WRITTEN INSTRUCTION.
Emit a verbatim copy of the lines below from the line with "Convert this chart to Plotly code." through the line with "W, H = R - L, B - T", excluding pictures and everything outside that range.

RECORDS FOR THE TASK.
══════
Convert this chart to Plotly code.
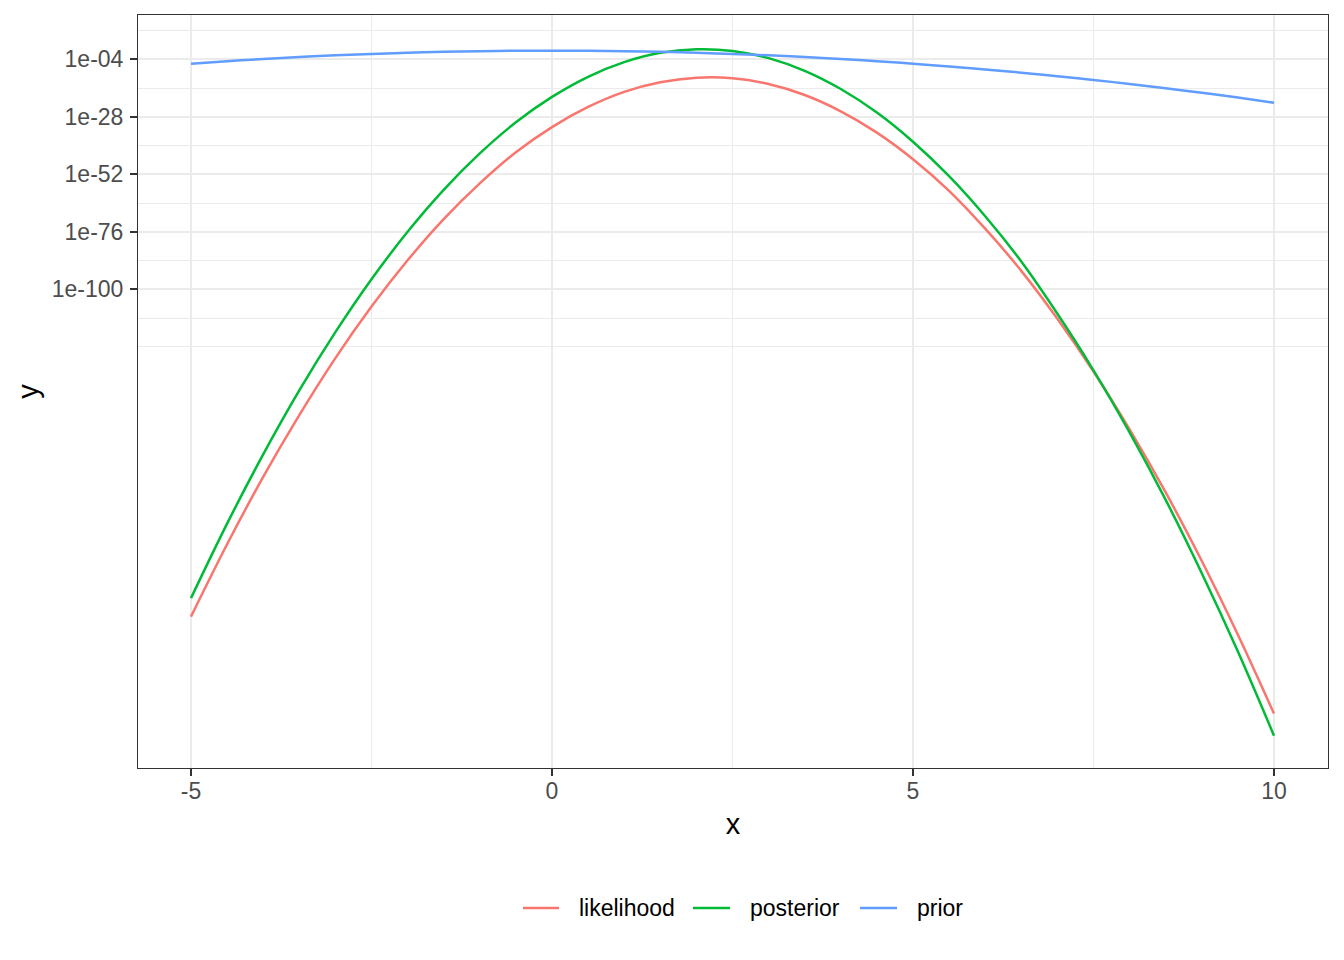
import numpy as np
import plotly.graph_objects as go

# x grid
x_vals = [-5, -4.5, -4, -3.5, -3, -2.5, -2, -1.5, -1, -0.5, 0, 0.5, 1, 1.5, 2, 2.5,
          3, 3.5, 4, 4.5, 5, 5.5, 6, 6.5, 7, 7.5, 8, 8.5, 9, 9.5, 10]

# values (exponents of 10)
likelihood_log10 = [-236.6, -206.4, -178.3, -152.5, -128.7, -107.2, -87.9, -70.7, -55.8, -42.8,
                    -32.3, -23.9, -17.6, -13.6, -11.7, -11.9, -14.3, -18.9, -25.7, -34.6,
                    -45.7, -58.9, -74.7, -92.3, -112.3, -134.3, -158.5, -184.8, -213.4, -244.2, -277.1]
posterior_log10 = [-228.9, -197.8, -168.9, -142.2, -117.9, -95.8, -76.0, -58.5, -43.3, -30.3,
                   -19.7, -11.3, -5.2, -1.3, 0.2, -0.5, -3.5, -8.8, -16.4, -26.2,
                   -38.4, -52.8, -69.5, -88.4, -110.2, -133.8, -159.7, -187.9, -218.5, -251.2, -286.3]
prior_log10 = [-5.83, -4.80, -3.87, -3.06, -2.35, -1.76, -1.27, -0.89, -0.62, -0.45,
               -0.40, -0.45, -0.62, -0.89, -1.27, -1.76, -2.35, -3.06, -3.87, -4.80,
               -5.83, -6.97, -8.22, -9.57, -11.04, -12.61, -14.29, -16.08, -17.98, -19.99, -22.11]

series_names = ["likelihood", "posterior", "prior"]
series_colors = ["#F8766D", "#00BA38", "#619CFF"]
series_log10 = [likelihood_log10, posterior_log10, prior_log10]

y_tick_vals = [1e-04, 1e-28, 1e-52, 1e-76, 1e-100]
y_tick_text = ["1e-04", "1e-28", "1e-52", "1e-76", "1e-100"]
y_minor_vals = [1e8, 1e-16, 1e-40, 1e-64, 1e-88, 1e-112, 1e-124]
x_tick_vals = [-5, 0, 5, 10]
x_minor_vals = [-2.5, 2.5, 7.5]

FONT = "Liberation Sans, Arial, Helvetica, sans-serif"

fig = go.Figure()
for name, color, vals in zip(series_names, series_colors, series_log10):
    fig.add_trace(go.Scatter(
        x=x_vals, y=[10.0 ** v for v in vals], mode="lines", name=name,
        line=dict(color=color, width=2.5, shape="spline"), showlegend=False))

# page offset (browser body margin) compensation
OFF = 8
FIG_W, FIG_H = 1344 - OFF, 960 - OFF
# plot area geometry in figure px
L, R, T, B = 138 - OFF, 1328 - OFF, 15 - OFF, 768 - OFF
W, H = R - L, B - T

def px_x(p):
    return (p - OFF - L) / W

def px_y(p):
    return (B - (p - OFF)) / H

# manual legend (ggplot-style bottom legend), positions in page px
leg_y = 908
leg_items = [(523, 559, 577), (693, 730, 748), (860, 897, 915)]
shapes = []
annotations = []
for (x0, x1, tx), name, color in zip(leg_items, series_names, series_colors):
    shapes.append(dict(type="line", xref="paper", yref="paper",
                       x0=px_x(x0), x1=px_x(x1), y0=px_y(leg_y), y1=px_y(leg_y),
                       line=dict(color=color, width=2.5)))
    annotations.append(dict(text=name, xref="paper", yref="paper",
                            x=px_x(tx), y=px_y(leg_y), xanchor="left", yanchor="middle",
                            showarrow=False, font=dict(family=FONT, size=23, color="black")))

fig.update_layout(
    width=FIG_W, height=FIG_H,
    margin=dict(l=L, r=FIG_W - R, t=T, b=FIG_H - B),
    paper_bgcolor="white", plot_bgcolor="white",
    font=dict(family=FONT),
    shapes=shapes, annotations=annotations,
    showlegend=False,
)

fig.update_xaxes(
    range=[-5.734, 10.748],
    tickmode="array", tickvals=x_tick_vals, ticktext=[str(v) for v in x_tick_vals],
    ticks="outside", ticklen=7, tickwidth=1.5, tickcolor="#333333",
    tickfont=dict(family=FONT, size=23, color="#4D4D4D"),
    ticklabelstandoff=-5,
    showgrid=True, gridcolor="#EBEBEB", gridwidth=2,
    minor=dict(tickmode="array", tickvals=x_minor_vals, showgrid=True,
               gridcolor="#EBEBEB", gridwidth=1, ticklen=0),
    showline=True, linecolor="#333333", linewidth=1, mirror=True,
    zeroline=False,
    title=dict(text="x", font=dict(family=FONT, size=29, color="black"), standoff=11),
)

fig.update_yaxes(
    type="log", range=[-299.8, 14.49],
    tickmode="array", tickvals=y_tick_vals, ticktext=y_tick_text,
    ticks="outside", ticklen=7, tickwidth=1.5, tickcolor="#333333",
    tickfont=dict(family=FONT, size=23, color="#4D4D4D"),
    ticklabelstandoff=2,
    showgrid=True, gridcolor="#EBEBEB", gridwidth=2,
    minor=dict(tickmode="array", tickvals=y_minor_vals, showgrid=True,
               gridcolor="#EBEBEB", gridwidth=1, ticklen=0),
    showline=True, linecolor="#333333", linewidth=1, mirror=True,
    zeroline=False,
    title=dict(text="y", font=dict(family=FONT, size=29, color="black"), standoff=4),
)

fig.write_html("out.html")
══════
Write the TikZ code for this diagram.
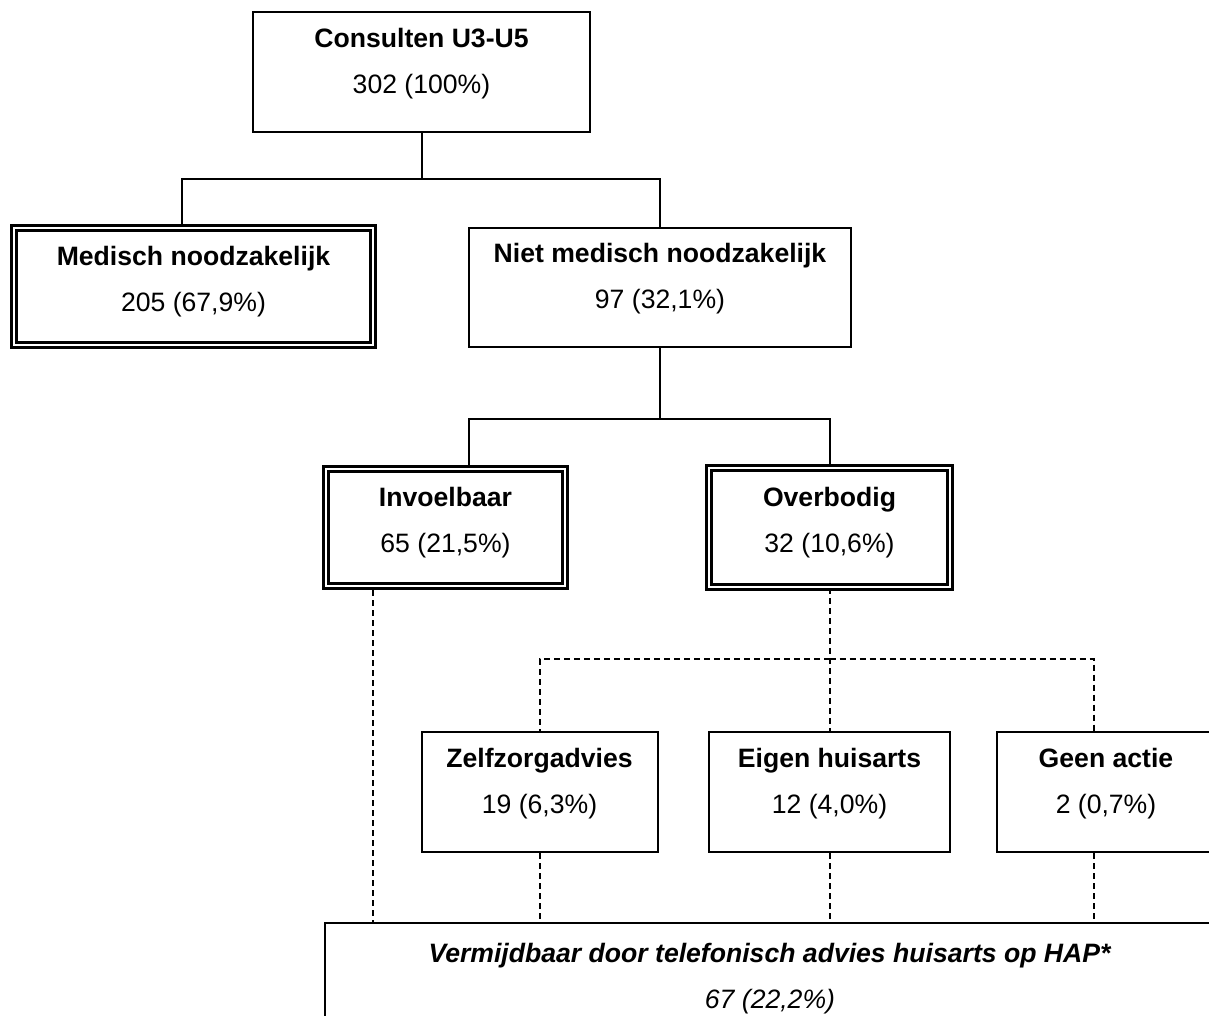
══════
FINAL RESULT.
Convert this chart to Plotly code.
import numpy as np
import plotly.graph_objects as go

# x grid
x_vals = [-5, -4.5, -4, -3.5, -3, -2.5, -2, -1.5, -1, -0.5, 0, 0.5, 1, 1.5, 2, 2.5,
          3, 3.5, 4, 4.5, 5, 5.5, 6, 6.5, 7, 7.5, 8, 8.5, 9, 9.5, 10]

# values (exponents of 10)
likelihood_log10 = [-236.6, -206.4, -178.3, -152.5, -128.7, -107.2, -87.9, -70.7, -55.8, -42.8,
                    -32.3, -23.9, -17.6, -13.6, -11.7, -11.9, -14.3, -18.9, -25.7, -34.6,
                    -45.7, -58.9, -74.7, -92.3, -112.3, -134.3, -158.5, -184.8, -213.4, -244.2, -277.1]
posterior_log10 = [-228.9, -197.8, -168.9, -142.2, -117.9, -95.8, -76.0, -58.5, -43.3, -30.3,
                   -19.7, -11.3, -5.2, -1.3, 0.2, -0.5, -3.5, -8.8, -16.4, -26.2,
                   -38.4, -52.8, -69.5, -88.4, -110.2, -133.8, -159.7, -187.9, -218.5, -251.2, -286.3]
prior_log10 = [-5.83, -4.80, -3.87, -3.06, -2.35, -1.76, -1.27, -0.89, -0.62, -0.45,
               -0.40, -0.45, -0.62, -0.89, -1.27, -1.76, -2.35, -3.06, -3.87, -4.80,
               -5.83, -6.97, -8.22, -9.57, -11.04, -12.61, -14.29, -16.08, -17.98, -19.99, -22.11]

series_names = ["likelihood", "posterior", "prior"]
series_colors = ["#F8766D", "#00BA38", "#619CFF"]
series_log10 = [likelihood_log10, posterior_log10, prior_log10]

y_tick_vals = [1e-04, 1e-28, 1e-52, 1e-76, 1e-100]
y_tick_text = ["1e-04", "1e-28", "1e-52", "1e-76", "1e-100"]
y_minor_vals = [1e8, 1e-16, 1e-40, 1e-64, 1e-88, 1e-112, 1e-124]
x_tick_vals = [-5, 0, 5, 10]
x_minor_vals = [-2.5, 2.5, 7.5]

FONT = "Liberation Sans, Arial, Helvetica, sans-serif"

fig = go.Figure()
for name, color, vals in zip(series_names, series_colors, series_log10):
    fig.add_trace(go.Scatter(
        x=x_vals, y=[10.0 ** v for v in vals], mode="lines", name=name,
        line=dict(color=color, width=2.5, shape="spline"), showlegend=False))

# page offset (browser body margin) compensation
OFF = 8
FIG_W, FIG_H = 1344 - OFF, 960 - OFF
# plot area geometry in figure px
L, R, T, B = 138 - OFF, 1328 - OFF, 15 - OFF, 768 - OFF
W, H = R - L, B - T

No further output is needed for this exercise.